[THE PROBLEM]
Only the lines from the one containing "Reproduce this diagram with TikZ." through the one containing "(tekija) at (68,39)" belong in the answer; copy them exactly and leave out pictures.

(Figure scripts)
+-------+

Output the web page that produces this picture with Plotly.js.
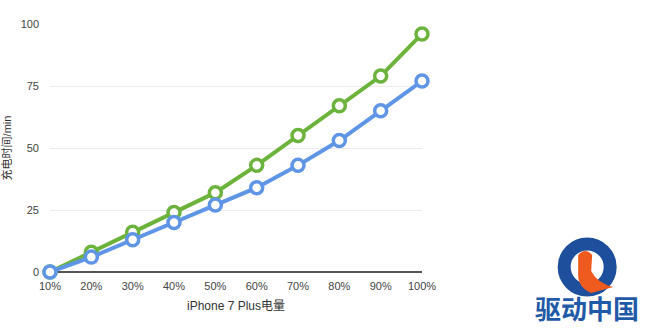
<!DOCTYPE html>
<html>
<head>
<meta charset="utf-8">
<script src="https://cdn.plot.ly/plotly-3.0.1.min.js"></script>
<style>
  html, body { margin: 0; padding: 0; background: #fff; }
  #chart { width: 650px; height: 333px; }
</style>
</head>
<body>
<div id="chart"></div>
<script>
// Battery level categories
const levels = ['10%', '20%', '30%', '40%', '50%', '60%', '70%', '80%', '90%', '100%'];
// Charging time (minutes) for the two series
const greenTimes = [0, 8, 16, 24, 32, 43, 55, 67, 79, 96];
const blueTimes  = [0, 6, 13, 20, 27, 34, 43, 53, 65, 77];
const yTicks = [0, 25, 50, 75, 100];

const FONT = 'Liberation Sans, Arial, "Noto Sans CJK SC", sans-serif';

function series(values, color) {
  return {
    x: levels,
    y: values,
    type: 'scatter',
    mode: 'lines+markers',
    cliponaxis: false,
    line: { color: color, width: 4 },
    marker: { symbol: 'circle', size: 12, color: '#ffffff', line: { color: color, width: 3.5 } },
    hoverinfo: 'skip'
  };
}

const data = [series(greenTimes, '#6cb33c'), series(blueTimes, '#5e95e6')];

const layout = {
  width: 650,
  height: 333,
  margin: { l: 50, r: 228, t: 24, b: 61 },
  paper_bgcolor: '#ffffff',
  plot_bgcolor: '#ffffff',
  showlegend: false,
  font: { family: FONT, size: 11, color: '#333333' },
  xaxis: {
    type: 'category',
    range: [0, 9],
    showgrid: false,
    zeroline: false,
    showline: false,
    ticks: '',
    ticklabelstandoff: 6,
    tickfont: { size: 11, color: '#444444' },
    title: { text: 'iPhone 7 Plus电量', font: { size: 12, color: '#333333' }, standoff: 10 }
  },
  yaxis: {
    range: [0, 100],
    tickvals: yTicks,
    ticktext: yTicks.map(String),
    showgrid: true,
    gridcolor: '#ececec',
    gridwidth: 1,
    zeroline: true,
    zerolinecolor: '#555555',
    zerolinewidth: 2,
    showline: false,
    ticks: '',
    ticklabelstandoff: 10,
    tickfont: { size: 11, color: '#444444' },
    title: { text: '充电时间/min', font: { size: 11, color: '#333333' }, standoff: 10 }
  },
  shapes: [
    // logo ring
    { type: 'circle', xref: 'paper', yref: 'paper', xsizemode: 'pixel', ysizemode: 'pixel',
      xanchor: 1.444, yanchor: 0.02, x0: -23, x1: 23, y0: -23, y1: 23,
      line: { color: '#1d4f9c', width: 13 }, fillcolor: 'rgba(0,0,0,0)' },
    // logo bird
    { type: 'path', xref: 'paper', yref: 'paper', xsizemode: 'pixel', ysizemode: 'pixel',
      xanchor: 1.444, yanchor: 0.02,
      path: 'M -9,12 Q -2,20 5,12 L 4,-4 Q 10,-16 26,-20 L 4,-26 Q -10,-20 -9,-6 Z',
      line: { width: 0 }, fillcolor: '#ef5a1f' }
  ],
  annotations: [
    { xref: 'paper', yref: 'paper', x: 1.444, y: -0.06, xanchor: 'center', yanchor: 'top', showarrow: false,
      text: '<b>驱动中国</b>', font: { family: '"Noto Sans CJK SC", sans-serif', size: 26, color: '#1f5aa8' } }
  ]
};

Plotly.newPlot('chart', data, layout, { displayModeBar: false, staticPlot: true });
</script>
</body>
</html>
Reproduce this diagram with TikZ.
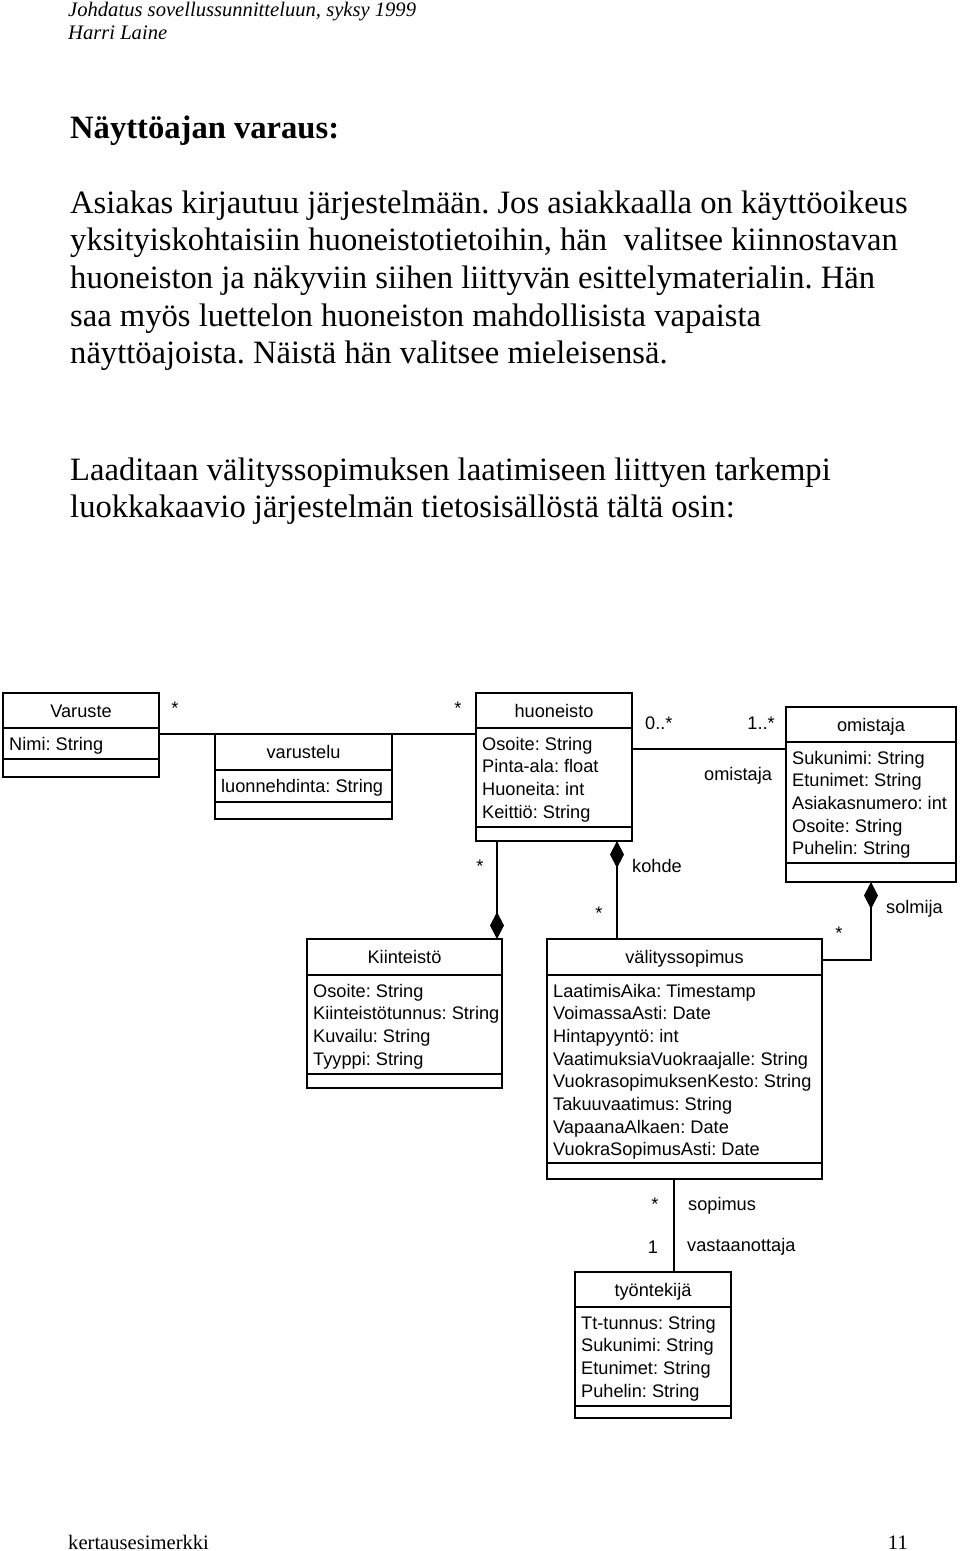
\documentclass[tikz,border=0pt]{standalone}
\usepackage{fontspec}
\setmainfont{Liberation Serif}
\newfontfamily\umlfont{Liberation Sans}
\usetikzlibrary{arrows.meta}
\frenchspacing

% luokka: nimi, vasen yläkulma, leveys, korkeus, erotin 1, erotin 2, otsikko, attribuutit
\newcommand{\umlclass}[8]{%
  \node[umlbox, minimum width=#3, minimum height=#4, anchor=north west] (#1) at (#2) {};
  \draw[umlline] ([yshift=-#5]#1.north west) -- ([yshift=-#5]#1.north east);
  \draw[umlline] ([yshift=-#6]#1.north west) -- ([yshift=-#6]#1.north east);
  \node[umltext, anchor=base] (#1-nimi) at ([yshift={-#5/2-6.5}]#1.north) {#7};
  \foreach \atr [count=\i] in {#8}
    \node[umltext, anchor=base west] (#1-a\i) at ([xshift=6, yshift={-#5-22-22.7*(\i-1)}]#1.north west) {\atr};
}

\begin{document}
\begin{tikzpicture}[x=1pt, y=-1pt,
    umlbox/.style={draw, line width=1.4pt, inner sep=0pt, outer sep=0pt},
    umlline/.style={line width=1.4pt},
    comp/.style={umlline, -{Diamond[length=27pt, width=14pt]}},
    umltext/.style={font=\umlfont\fontsize{18.2}{22}\selectfont, inner sep=0pt},
    umllabel/.style={umltext, anchor=west},
    body/.style={font=\fontsize{32.6}{37.5}\selectfont, inner sep=0pt, anchor=base west},
    heading/.style={body, font=\bfseries\fontsize{32.6}{37.5}\selectfont},
    small/.style={font=\fontsize{20.6}{23.7}\selectfont, inner sep=0pt, anchor=base west}]

    \fill[white] (0,0) rectangle (960,1551);
    \useasboundingbox (0,0) rectangle (960,1551);

    % Sivun yläreuna
    \node[small, font=\itshape\fontsize{20.6}{23.7}\selectfont] (kurssi) at (68,16) {Johdatus sovellussunnitteluun, syksy 1999};
    \node[small, font=\itshape\fontsize{20.6}{23.7}\selectfont] (tekija) at (68,39) {Harri Laine};

    % Otsikko ja teksti
    \node[heading] (otsikko) at (70,138.3) {Näyttöajan varaus:};
    \node[body] (rivi1) at (70,213.3) {Asiakas kirjautuu järjestelmään. Jos asiakkaalla on käyttöoikeus};
    \node[body] (rivi2) at (70,250.9) {yksityiskohtaisiin huoneistotietoihin, hän~ valitsee kiinnostavan};
    \node[body] (rivi3) at (70,288.5) {huoneiston ja näkyviin siihen liittyvän esittelymaterialin. Hän};
    \node[body] (rivi4) at (70,326.1) {saa myös luettelon huoneiston mahdollisista vapaista};
    \node[body] (rivi5) at (70,363.7) {näyttöajoista. Näistä hän valitsee mieleisensä.};
    \node[body] (rivi6) at (70,480) {Laaditaan välityssopimuksen laatimiseen liittyen tarkempi};
    \node[body] (rivi7) at (70,517.6) {luokkakaavio järjestelmän tietosisällöstä tältä osin:};

    % Luokat
    \umlclass{varuste}{3,693}{156}{84}{35}{66}{Varuste}{Nimi: String}
    \umlclass{varustelu}{215,734}{177}{85}{36}{68}{varustelu}{luonnehdinta: String}
    \umlclass{huoneisto}{476,693}{156}{148}{35}{134}{huoneisto}{Osoite: String, Pinta-ala: float, Huoneita: int, Keittiö: String}
    \umlclass{omistaja}{786,707}{170}{175}{35}{156}{omistaja}{Sukunimi: String, Etunimet: String, Asiakasnumero: int, Osoite: String, Puhelin: String}
    \umlclass{kiinteisto}{307,939}{195}{149}{36}{135}{Kiinteistö}{Osoite: String, Kiinteistötunnus: String, Kuvailu: String, Tyyppi: String}
    \umlclass{valitys}{547,939}{275}{240}{36}{224}{välityssopimus}{LaatimisAika: Timestamp, VoimassaAsti: Date, Hintapyyntö: int, VaatimuksiaVuokraajalle: String, VuokrasopimuksenKesto: String, Takuuvaatimus: String, VapaanaAlkaen: Date, VuokraSopimusAsti: Date}
    \umlclass{tyontekija}{575,1272}{156}{146}{35}{134}{työntekijä}{Tt-tunnus: String, Sukunimi: String, Etunimet: String, Puhelin: String}

    % Yhteydet
    \draw[umlline] (varuste.east |- varustelu.north) -- (huoneisto.west |- varustelu.north);
    \coordinate (ho) at ([yshift=-42]omistaja.north west);
    \draw[umlline] (ho) -- (ho -| huoneisto.east);
    \coordinate (hk) at ([xshift=21]huoneisto.south west);
    \draw[comp] (hk) -- (hk |- kiinteisto.north);
    \coordinate (hv) at ([xshift=-15]huoneisto.south east);
    \draw[comp] (hv |- valitys.north) -- (hv);
    \coordinate (os) at ([xshift=85]omistaja.south west);
    \draw[comp] ([yshift=-21]valitys.north east) -| (os);
    \coordinate (vt) at ([xshift=99]tyontekija.north west);
    \draw[umlline] (vt |- valitys.south) -- (vt);

    % Roolit ja osallistumisrajoitteet
    \node[umltext] (m1) at (175,708) {*};
    \node[umltext] (m2) at (458,708) {*};
    \node[umllabel] (m3) at (645,723) {0..*};
    \node[umllabel, anchor=east] (m4) at (775,723) {1..*};
    \node[umllabel] (r1) at (704,776) {omistaja};
    \node[umltext] (m5) at (480,866) {*};
    \node[umllabel] (r2) at (632,866) {kohde};
    \node[umltext] (m6) at (599,913) {*};
    \node[umltext] (m7) at (839,933) {*};
    \node[umllabel] (r3) at (886,909) {solmija};
    \node[umltext] (m8) at (655,1204) {*};
    \node[umllabel] (r4) at (688,1206) {sopimus};
    \node[umltext] (m9) at (653,1247) {1};
    \node[umllabel] (r5) at (687,1247) {vastaanottaja};

    % Alareuna
    \node[small] (alaviite) at (68,1549) {kertausesimerkki};
    \node[small, anchor=base east] (sivu) at (908,1549) {11};
\end{tikzpicture}
\end{document}
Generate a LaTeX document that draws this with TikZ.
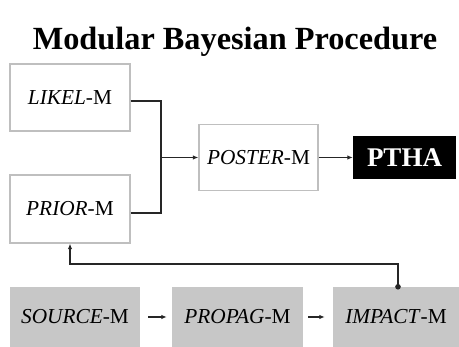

+-------+

[FINISHED ANSWER]
Reproduce this diagram with TikZ.
\documentclass[tikz,border=0pt]{standalone}
\usepackage{fontspec}
\setmainfont{Liberation Serif}
\newfontfamily\umlfont{Liberation Sans}
\usetikzlibrary{arrows.meta}
\frenchspacing

% luokka: nimi, vasen yläkulma, leveys, korkeus, erotin 1, erotin 2, otsikko, attribuutit
\newcommand{\umlclass}[8]{%
  \node[umlbox, minimum width=#3, minimum height=#4, anchor=north west] (#1) at (#2) {};
  \draw[umlline] ([yshift=-#5]#1.north west) -- ([yshift=-#5]#1.north east);
  \draw[umlline] ([yshift=-#6]#1.north west) -- ([yshift=-#6]#1.north east);
  \node[umltext, anchor=base] (#1-nimi) at ([yshift={-#5/2-6.5}]#1.north) {#7};
  \foreach \atr [count=\i] in {#8}
    \node[umltext, anchor=base west] (#1-a\i) at ([xshift=6, yshift={-#5-22-22.7*(\i-1)}]#1.north west) {\atr};
}

\begin{document}
\begin{tikzpicture}[x=1pt, y=-1pt,
    umlbox/.style={draw, line width=1.4pt, inner sep=0pt, outer sep=0pt},
    umlline/.style={line width=1.4pt},
    comp/.style={umlline, -{Diamond[length=27pt, width=14pt]}},
    umltext/.style={font=\umlfont\fontsize{18.2}{22}\selectfont, inner sep=0pt},
    umllabel/.style={umltext, anchor=west},
    body/.style={font=\fontsize{32.6}{37.5}\selectfont, inner sep=0pt, anchor=base west},
    heading/.style={body, font=\bfseries\fontsize{32.6}{37.5}\selectfont},
    small/.style={font=\fontsize{20.6}{23.7}\selectfont, inner sep=0pt, anchor=base west}]

    \fill[white] (0,0) rectangle (960,1551);
    \useasboundingbox (0,0) rectangle (960,1551);

    % Sivun yläreuna
    \node[small, font=\itshape\fontsize{20.6}{23.7}\selectfont] (kurssi) at (68,16) {Johdatus sovellussunnitteluun, syksy 1999};
    \node[small, font=\itshape\fontsize{20.6}{23.7}\selectfont] (tekija) at (68,39) {Harri Laine};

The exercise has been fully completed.